In terms of access to justice of women facing violence, the findings of a UN Women-supported study on Sexuality in Court Decisions in Thailand conducted in 2007 indicated that court decisions on sexual violence cases were not just based on application of the law, but were influenced by individual interpretations of judges derived from their personal beliefs, values and opinions.  The study also found that some court decisions included the history of women’s sexuality and background, thus not adequately taking into consideration the dynamics and complexities involved around the incidences of violence.  As a consequence, in cases of women convicted of murder, the decision to imprison them often does not take into account their experience as victims/survivors of violence (domestic violence, sexual assault) prior to the commission of the murder.  These attitudes and biases are also found among other justice personnel and support service providers. With such biases and institutional barriers, most f women victims/survivors do not receive an immediate, adequate and/or fair response from some service providers, especially concerning legal aid from the state justice system.  Their voices are thus not fully heard. The high cost of litigation, language barriers, geographical distance separating many women victims/survivors from courts, inadequate capacity of justice personnel also prevent women, especially marginalized women, from coming forward and pursuing their claims for their rights  both through the formal domestic and through international legal/human rights channels such as Optional Protocol to CEDAW.  In the southernmost provinces where Muslim Personal Law on Family and Inheritance is incorporated into the state system including the quasi-state mechanism like an alternative system to dispute resolution, different rules regarding marriage, divorce and inheritance are currently applied to women and men resulting in gender inequality and discrimination of women’s human rights.
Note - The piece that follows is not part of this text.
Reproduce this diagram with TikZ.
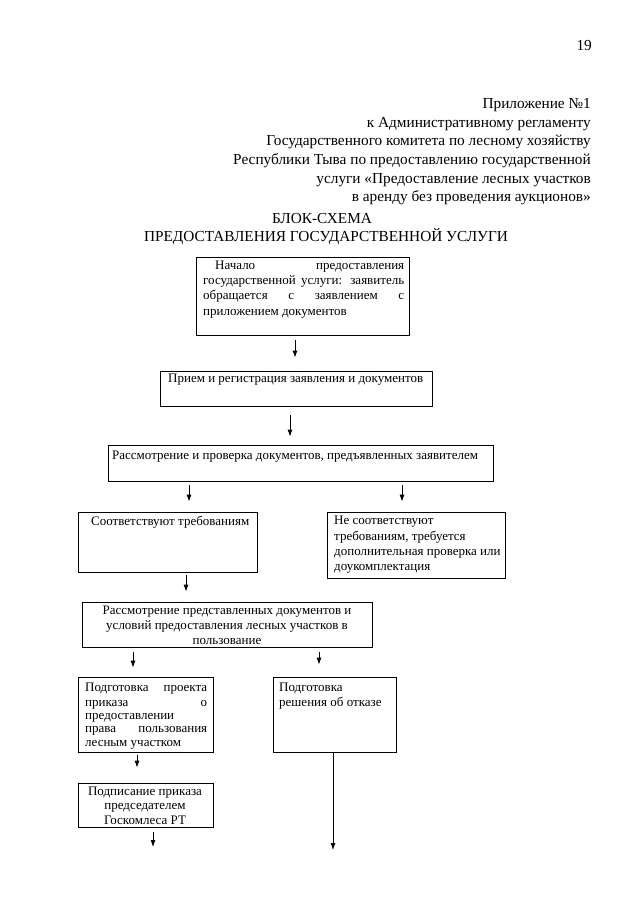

For Thailand, key State institutions involved in monitoring of implementation of the CEDAW Convention and of other international treaties are the Office of Women’s Affairs and Family Development (OWAFD) of the Ministry of Social Development and Human Security as the national machinery for the advancement of women, and the National Human Rights Commission of Thailand (NHRCT) as the public accountability mechanism for human rights promotion and protection, including investigation into violence cases.. The OWAFD is about to submit Thailand’s report to the CEDAW Committee. The NHRCT is developing CEDAW indicators together with the rest of international human rights treaties and welcomes the recommendations of the CEDAW Committee’s by planning to prepare the independent report to ensure closer collaboration for promotion, protection and realization of human rights of women and girls.  Along with the State organizations, the women’s NGOs also play monitoring and advocacy roles in the follow-up actions recommended in the CEDAW Committee Concluding Observations. The draft alternative reports of women’s NGOs and the tribal women’s groups received initial support from UN Women during CEDAW SEAP Phase I and need further updating and improvement in order to be submitted by the end of 2014.  

The OWAFD, NHRCT and women’s rights NGOs have a significant role to play in ensuring women’s access to justice (including marginalized women) and they also have a crucial role   in the monitoring of State follow-up actions to assess their compliance to CEDAW Committee’s Concluding Observations. A lot more needs to be achieved  to enhance knowledge and awareness of women’s human rights and gender equality, and national commitment among stakeholders  to be able to effectively use CEDAW principles, the Optional Protocol, and to develop indicators to improve women’s access to justice, taking into account interaction of women’s human rights violations in state and non-state justice systems.